*WRITTEN INSTRUCTION:* Omit the pictures and print exactly the lines of the listing below, starting at the first and ending at the line containing "W, H = 1200, 642".

--- Begin ---

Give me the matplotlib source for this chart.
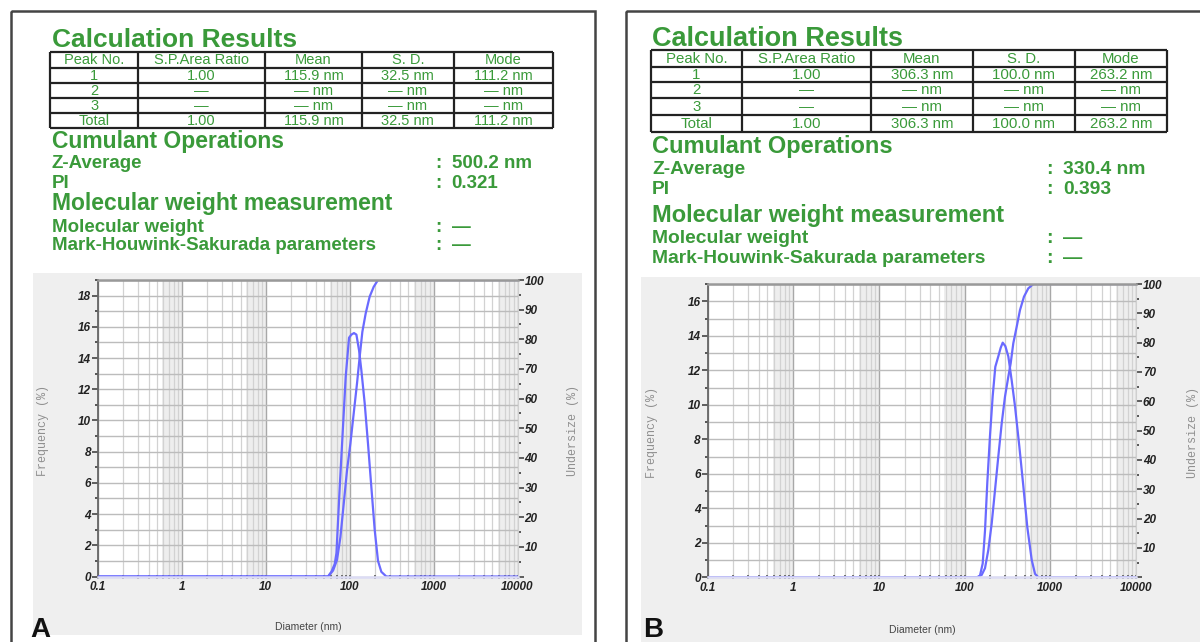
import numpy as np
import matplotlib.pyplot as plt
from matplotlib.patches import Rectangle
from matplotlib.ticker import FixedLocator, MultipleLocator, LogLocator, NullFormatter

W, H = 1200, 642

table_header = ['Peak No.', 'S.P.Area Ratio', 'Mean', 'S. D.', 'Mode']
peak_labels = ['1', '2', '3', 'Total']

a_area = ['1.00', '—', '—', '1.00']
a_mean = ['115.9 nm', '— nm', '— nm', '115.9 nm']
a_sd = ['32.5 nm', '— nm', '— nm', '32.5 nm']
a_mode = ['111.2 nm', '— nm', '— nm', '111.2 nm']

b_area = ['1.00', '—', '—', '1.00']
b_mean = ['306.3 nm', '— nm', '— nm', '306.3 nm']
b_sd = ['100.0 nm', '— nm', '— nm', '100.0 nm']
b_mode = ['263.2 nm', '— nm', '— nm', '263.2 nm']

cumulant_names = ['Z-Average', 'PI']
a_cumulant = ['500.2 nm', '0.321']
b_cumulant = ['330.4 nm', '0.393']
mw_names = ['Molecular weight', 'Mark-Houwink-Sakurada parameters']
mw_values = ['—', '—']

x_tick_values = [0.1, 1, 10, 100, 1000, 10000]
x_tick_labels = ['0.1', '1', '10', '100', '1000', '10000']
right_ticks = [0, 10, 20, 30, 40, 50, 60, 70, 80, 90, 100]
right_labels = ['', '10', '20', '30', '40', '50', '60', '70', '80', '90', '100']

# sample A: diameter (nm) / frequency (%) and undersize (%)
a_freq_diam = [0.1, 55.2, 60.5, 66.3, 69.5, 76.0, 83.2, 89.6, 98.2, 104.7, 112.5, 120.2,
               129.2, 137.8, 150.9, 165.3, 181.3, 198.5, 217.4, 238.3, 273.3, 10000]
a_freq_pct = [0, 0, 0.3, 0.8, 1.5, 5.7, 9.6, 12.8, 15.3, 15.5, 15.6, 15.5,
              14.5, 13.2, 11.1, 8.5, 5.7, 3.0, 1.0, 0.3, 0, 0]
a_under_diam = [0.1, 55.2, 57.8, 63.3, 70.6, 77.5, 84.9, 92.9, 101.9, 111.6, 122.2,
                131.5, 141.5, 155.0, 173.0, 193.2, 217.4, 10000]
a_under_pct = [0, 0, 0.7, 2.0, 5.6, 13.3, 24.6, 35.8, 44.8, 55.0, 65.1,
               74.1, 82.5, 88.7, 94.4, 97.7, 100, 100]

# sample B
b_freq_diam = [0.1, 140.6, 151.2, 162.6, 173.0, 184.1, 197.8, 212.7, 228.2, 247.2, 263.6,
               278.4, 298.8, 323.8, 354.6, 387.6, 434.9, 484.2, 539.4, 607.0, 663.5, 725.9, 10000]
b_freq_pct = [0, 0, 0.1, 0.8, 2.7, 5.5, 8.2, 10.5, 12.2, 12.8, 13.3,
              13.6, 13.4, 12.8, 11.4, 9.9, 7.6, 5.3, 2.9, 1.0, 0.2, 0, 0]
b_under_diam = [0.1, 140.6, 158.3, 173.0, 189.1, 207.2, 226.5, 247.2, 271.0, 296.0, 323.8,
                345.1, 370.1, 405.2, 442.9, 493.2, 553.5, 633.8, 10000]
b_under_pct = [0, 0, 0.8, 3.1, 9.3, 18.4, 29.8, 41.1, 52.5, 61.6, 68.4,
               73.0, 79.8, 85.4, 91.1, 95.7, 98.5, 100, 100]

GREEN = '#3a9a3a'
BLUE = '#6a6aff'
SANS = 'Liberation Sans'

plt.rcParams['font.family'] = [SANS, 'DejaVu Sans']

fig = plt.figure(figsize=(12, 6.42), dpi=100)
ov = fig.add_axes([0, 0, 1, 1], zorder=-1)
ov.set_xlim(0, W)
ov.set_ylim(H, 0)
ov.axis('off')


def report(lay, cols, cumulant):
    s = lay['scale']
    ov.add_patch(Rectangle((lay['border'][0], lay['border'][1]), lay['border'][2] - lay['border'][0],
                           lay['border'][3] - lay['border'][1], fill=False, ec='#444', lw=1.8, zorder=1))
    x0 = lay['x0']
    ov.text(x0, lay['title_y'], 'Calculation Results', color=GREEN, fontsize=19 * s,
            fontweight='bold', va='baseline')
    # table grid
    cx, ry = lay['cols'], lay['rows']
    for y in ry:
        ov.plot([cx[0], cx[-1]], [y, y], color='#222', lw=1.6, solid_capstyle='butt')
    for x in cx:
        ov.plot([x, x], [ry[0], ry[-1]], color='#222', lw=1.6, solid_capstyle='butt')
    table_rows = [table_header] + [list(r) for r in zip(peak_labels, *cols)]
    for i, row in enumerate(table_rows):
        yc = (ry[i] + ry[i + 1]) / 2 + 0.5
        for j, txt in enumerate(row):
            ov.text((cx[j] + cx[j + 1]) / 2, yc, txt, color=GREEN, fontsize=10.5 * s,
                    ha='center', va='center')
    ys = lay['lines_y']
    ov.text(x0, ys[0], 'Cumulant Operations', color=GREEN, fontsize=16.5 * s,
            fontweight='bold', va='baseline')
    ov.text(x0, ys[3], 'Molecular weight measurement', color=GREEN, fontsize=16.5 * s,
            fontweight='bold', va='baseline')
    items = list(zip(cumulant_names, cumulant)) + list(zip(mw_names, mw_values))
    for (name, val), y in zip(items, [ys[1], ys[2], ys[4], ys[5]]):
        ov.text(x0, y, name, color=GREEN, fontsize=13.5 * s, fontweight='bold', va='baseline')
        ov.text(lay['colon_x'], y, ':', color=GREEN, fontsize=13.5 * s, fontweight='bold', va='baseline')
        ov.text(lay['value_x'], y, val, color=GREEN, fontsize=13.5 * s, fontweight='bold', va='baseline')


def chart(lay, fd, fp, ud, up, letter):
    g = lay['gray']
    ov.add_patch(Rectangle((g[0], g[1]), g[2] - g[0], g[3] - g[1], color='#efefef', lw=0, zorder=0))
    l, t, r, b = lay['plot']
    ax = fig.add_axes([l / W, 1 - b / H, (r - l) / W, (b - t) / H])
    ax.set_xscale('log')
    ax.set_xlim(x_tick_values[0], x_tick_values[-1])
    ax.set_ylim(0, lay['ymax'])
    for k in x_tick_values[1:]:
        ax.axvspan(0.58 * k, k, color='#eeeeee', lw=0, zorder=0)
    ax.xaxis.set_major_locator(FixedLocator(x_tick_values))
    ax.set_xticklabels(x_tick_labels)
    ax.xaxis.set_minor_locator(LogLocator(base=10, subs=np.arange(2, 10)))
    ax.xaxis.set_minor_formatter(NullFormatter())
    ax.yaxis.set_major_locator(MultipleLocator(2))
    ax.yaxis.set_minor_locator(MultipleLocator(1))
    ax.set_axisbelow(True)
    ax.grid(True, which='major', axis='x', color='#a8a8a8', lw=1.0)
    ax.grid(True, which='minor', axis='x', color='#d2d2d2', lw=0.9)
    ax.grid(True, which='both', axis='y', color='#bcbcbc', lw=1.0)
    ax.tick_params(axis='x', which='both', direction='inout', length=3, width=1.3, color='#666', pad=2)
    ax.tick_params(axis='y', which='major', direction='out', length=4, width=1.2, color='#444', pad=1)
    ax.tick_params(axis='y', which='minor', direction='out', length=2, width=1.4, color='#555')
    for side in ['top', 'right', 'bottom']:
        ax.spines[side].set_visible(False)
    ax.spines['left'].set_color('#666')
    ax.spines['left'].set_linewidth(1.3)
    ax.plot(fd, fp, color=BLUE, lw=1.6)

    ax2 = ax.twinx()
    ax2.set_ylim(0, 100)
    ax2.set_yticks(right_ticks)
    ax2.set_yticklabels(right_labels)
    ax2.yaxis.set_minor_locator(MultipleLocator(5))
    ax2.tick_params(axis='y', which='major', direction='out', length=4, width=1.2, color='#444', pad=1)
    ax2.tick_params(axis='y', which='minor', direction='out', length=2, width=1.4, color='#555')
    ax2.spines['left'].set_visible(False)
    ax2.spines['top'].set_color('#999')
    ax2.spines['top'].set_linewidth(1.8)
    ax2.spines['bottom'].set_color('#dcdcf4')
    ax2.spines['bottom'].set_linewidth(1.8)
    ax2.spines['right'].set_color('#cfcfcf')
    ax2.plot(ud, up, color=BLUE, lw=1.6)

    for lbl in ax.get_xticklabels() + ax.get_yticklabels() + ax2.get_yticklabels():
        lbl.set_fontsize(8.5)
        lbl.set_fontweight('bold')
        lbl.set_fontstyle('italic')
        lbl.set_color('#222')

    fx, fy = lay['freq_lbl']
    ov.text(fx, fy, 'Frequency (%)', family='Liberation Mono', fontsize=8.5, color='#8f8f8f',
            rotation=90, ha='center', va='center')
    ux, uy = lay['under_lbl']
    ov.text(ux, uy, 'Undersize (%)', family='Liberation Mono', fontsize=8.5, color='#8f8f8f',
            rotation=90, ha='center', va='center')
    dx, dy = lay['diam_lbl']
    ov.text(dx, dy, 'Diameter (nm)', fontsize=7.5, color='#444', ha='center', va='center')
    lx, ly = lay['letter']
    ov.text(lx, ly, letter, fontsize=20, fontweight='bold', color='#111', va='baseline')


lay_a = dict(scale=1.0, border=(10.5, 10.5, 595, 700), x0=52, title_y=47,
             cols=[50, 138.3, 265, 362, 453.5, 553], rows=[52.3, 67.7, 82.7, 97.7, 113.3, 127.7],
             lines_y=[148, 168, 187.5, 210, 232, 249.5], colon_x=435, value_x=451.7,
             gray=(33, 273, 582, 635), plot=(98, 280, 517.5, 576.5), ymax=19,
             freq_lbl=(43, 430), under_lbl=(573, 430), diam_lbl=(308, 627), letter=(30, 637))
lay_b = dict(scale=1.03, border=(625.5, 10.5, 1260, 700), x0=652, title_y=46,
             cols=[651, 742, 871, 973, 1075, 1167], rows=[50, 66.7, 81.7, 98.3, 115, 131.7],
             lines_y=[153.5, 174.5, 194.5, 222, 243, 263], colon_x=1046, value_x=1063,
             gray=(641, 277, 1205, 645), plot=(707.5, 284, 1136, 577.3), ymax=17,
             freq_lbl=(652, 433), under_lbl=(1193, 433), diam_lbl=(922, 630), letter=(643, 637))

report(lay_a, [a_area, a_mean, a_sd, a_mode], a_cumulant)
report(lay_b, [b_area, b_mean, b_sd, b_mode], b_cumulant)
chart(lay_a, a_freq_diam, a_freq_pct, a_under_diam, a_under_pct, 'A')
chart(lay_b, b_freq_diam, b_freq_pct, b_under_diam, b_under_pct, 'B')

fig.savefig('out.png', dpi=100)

--- End ---

*COMPLETE ANSWER:*
Give me the matplotlib source for this chart.
import numpy as np
import matplotlib.pyplot as plt
from matplotlib.patches import Rectangle
from matplotlib.ticker import FixedLocator, MultipleLocator, LogLocator, NullFormatter

W, H = 1200, 642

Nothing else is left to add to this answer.